Like Louis XIV, who preferred to live at Versailles, Frederick II chose Potsdam over the capital as his residence. The similarity, though, ends there. The Palais de Versailles is a monument to the power of the Bourbon Sun King, who shrewdly built a huge seat to consolidate his reign. He saw to it that any ambitious French noble would have to dwell in his entourage and await his favors. Sans Souci is first of all a tribute to the sensibility of a monarch who loved the arts, wrote essays on philosophy, and exchanged puns with his friend Voltaire when he wasn't leading Europe's most efficient army. If Versailles was like a big hotel swarming with nobles, Sans Souci was a retreat for Frederick, who would come with ten or so world class minds.
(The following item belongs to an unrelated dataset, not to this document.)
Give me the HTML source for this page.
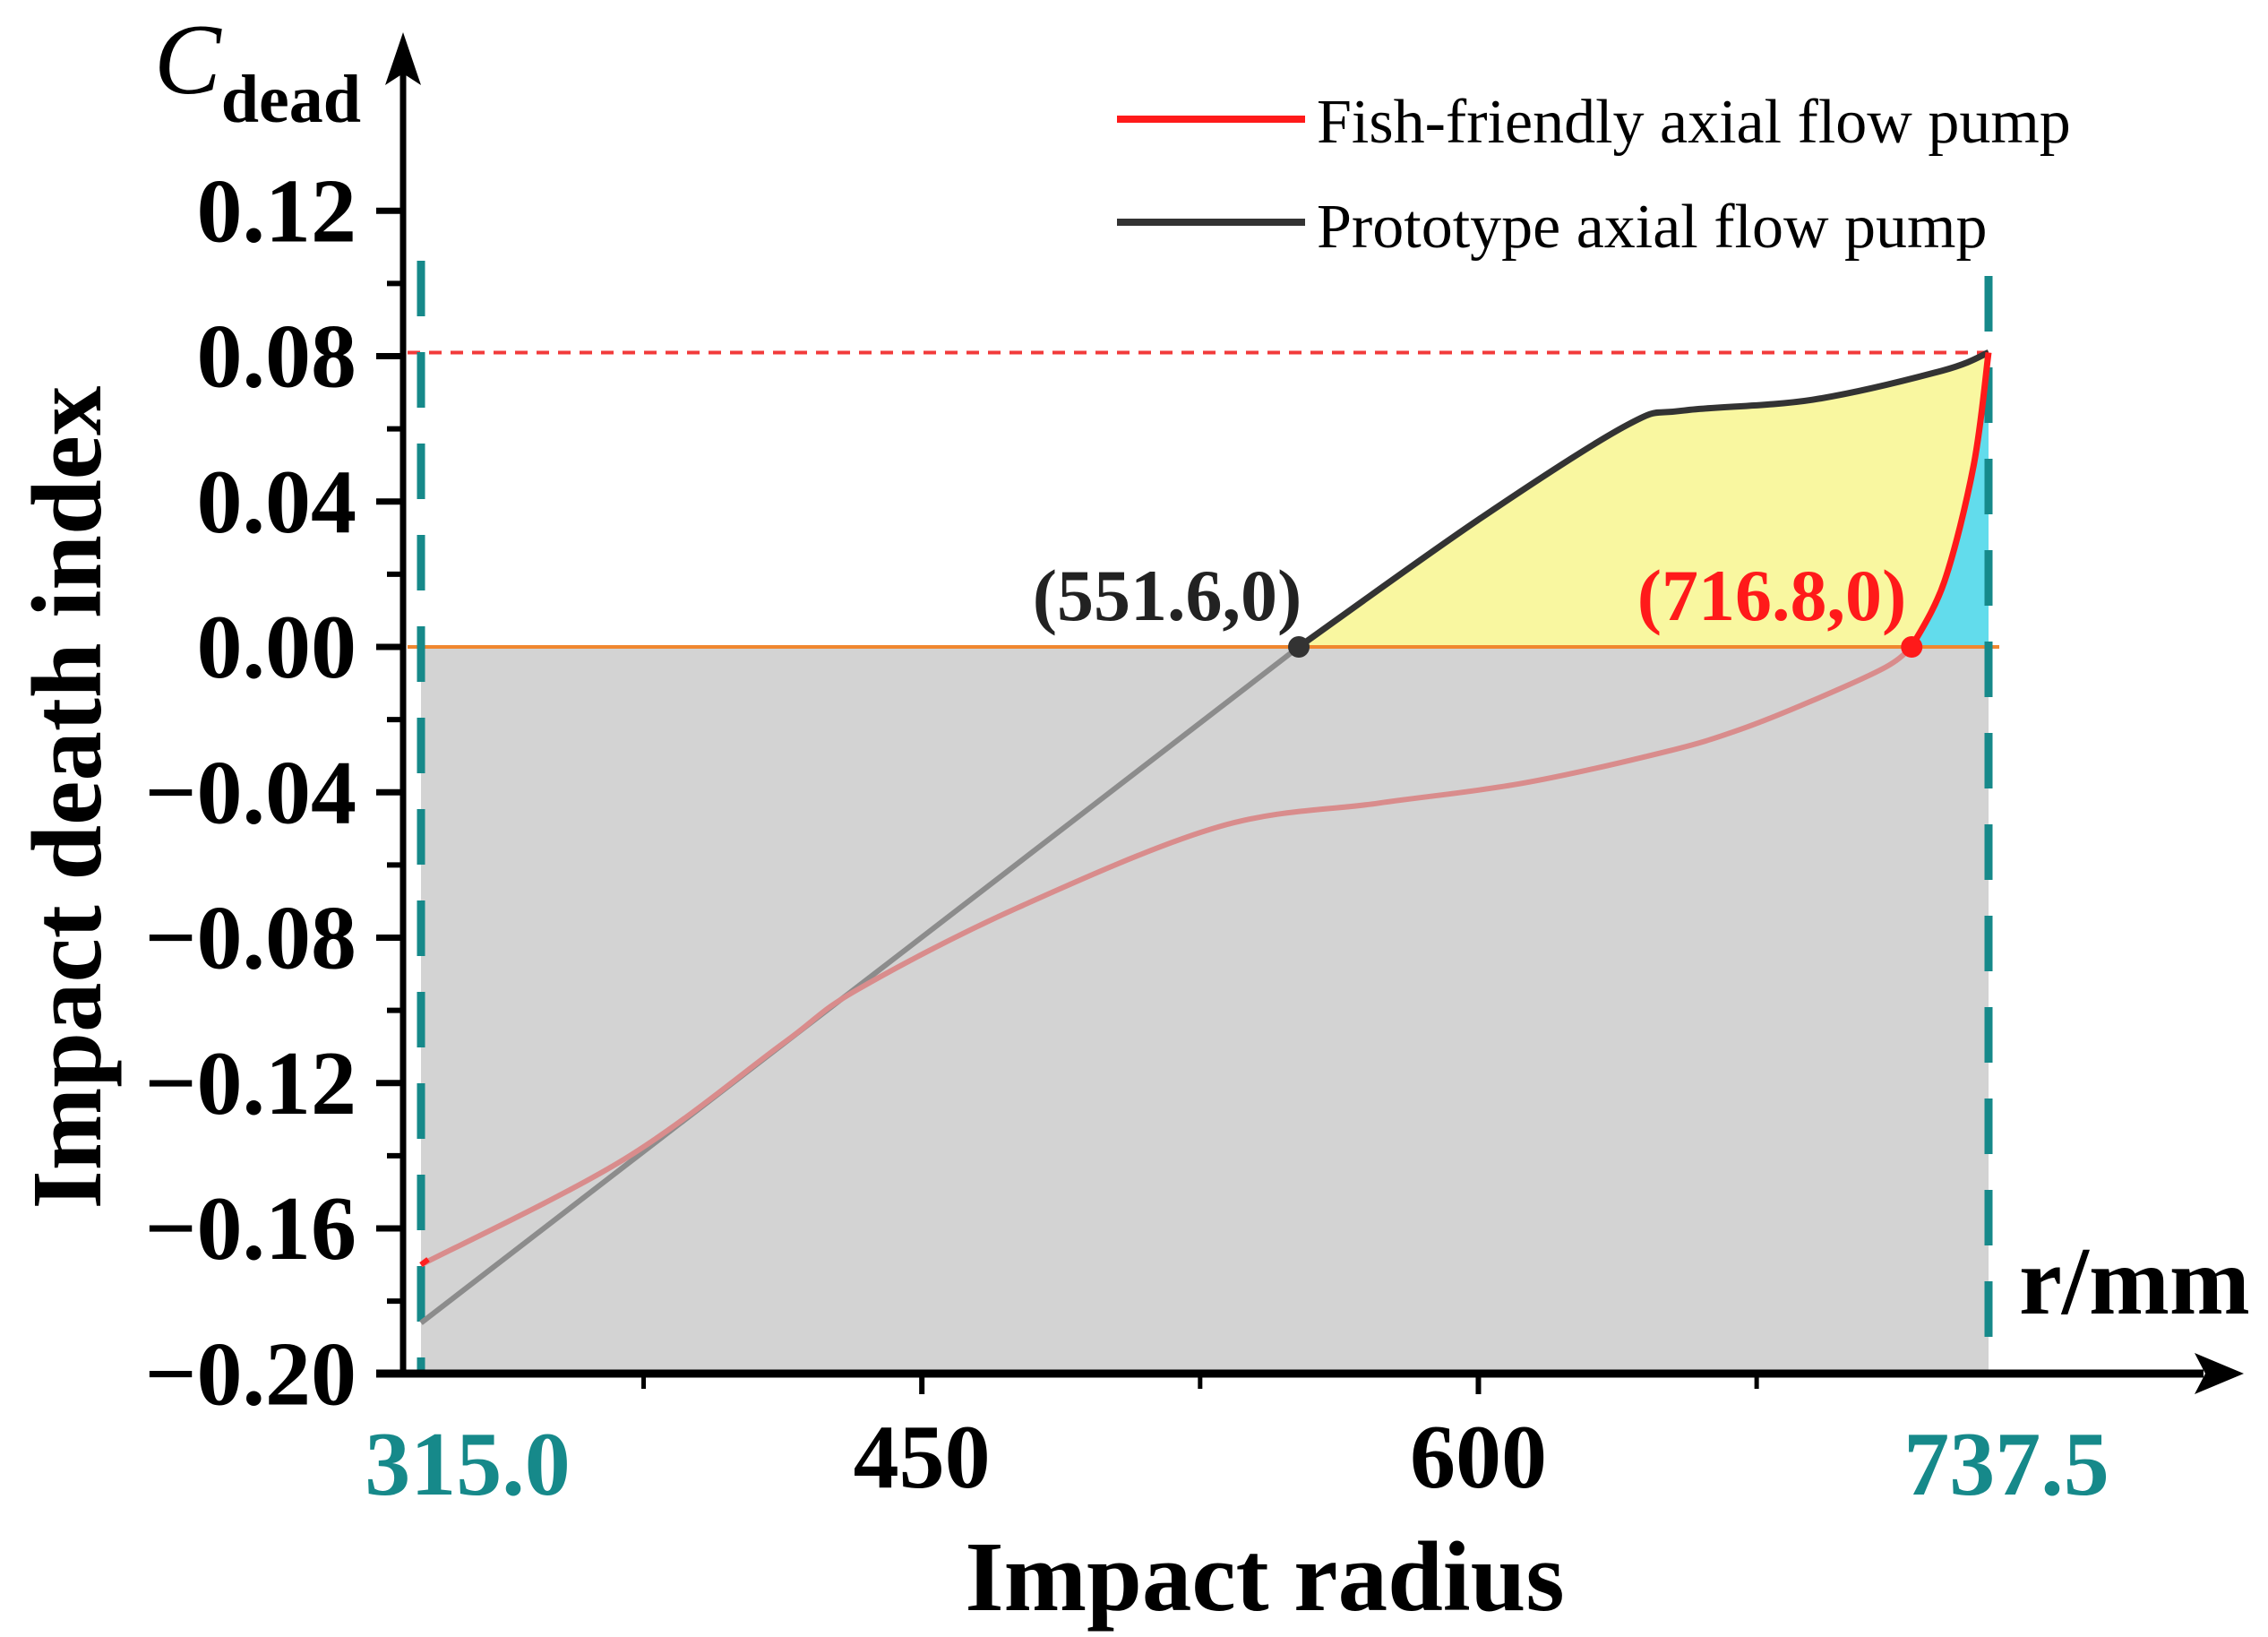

Here, the luminaries of the Enlightenment supped at the Round Table at midnight, discussed the universe, and listened to flute music that the king himself had composed.

Frederick II was the only Hohenzollern to have been called "the Great," but no one could have predicted such glory considering just his early years. Reared by a French governess and a French tutor, he disliked speaking his native German and loathed the prospect of assuming the throne. He quarreled with his crude, militarist father, and in 1730, at the age of eighteen, he actually ran away from home with an army lieutenant. Caught trying to escape Prussia, Frederick was imprisoned and forced to witness the beheading of his companion. The experience was sobering. Frederick knuckled down; he assumed responsibilities and began studying warfare and statecraft along with art and philosophy. In the years to come he would build an army more than twice as large as his father's and lead it brilliantly to battle with the Austrians, the French, and the Russians.

In 1733 Frederick married Elizabeth Christine, daughter of the duke of Brunswick-Bevern, but she didn't play an important role in his life, nor it appears did any other woman. In 1740 he inherited the throne of Prussia. Within a few months he invaded Austria. Five years later, having gained Silesia, he made peace with the Austrian empress, Maria Theresa. For the next decade, Frederick devoted himself to the exquisite life at Sans Souci.

The focal point of Sans Souci is the rotunda, where the Round Table met to discuss the dizzily changing times over fine food and wine. From 1750 to 1753 Voltaire was present at every meal since he was a permanent guest in the palace. Among the other guests were Italian writer Francesco Algarotti and French astronomer Pierre-Louis Moreau de Maupertuis.

In his memoirs Voltaire recalls the bachelor suppers in the rotunda, where the backdrop was an erotic painting of nymphs, satyrs, and cupids: "If anyone had suddenly come in, seen this picture, and heard us, he would have believed that the Seven Wise Men of Greece were convening in a brothel. Nowhere in the world were the superstitions of mankind so freely discussed, and nowhere with such ridicule and disdain. God was made an exception, but of all the illusions mankind created in His name, none was spared."

Frederick kept his builders busy at Sans Souci. For the pleasure of his eye as he looked out the windows of the rotunda, the king had false ruins of antiquity constructed on a hill. He built Neptune's Grotto, a decorative pavilion, and because China was believed to be an earthly paradise, he built two pagoda-type buildings, the extravagant Chinese Tea house and the Dragon House.

He built an orangery with lavishly paneled guest rooms. 

For For his art collection, he created the first palatial building devoted entirely to paintings.

The days of the Round Table were short-lived. The king became absorbed in the most trying experience of his life: the Seven Years' War. Frederick suffered numerous defeats, while the Russians, French, and Austrians ravaged his territories of Prussia, Brandenburg, and Silesia. The death of Czarina Elizabeth of Russia in 1762, however, was providential for the King of Prussia. Her successor, Peter III, an admirer of Frederick and a weak ruler, sued for peace, and even placed 18,000 Russian soldiers at Frederick's disposal. The Austrians and French felt bound to make peace as well. Although Prussia had been badly bled of resources, Frederick celebrated his good fortune by erecting the last great monument at Sans Souci, its first symbol of power: the New Palace.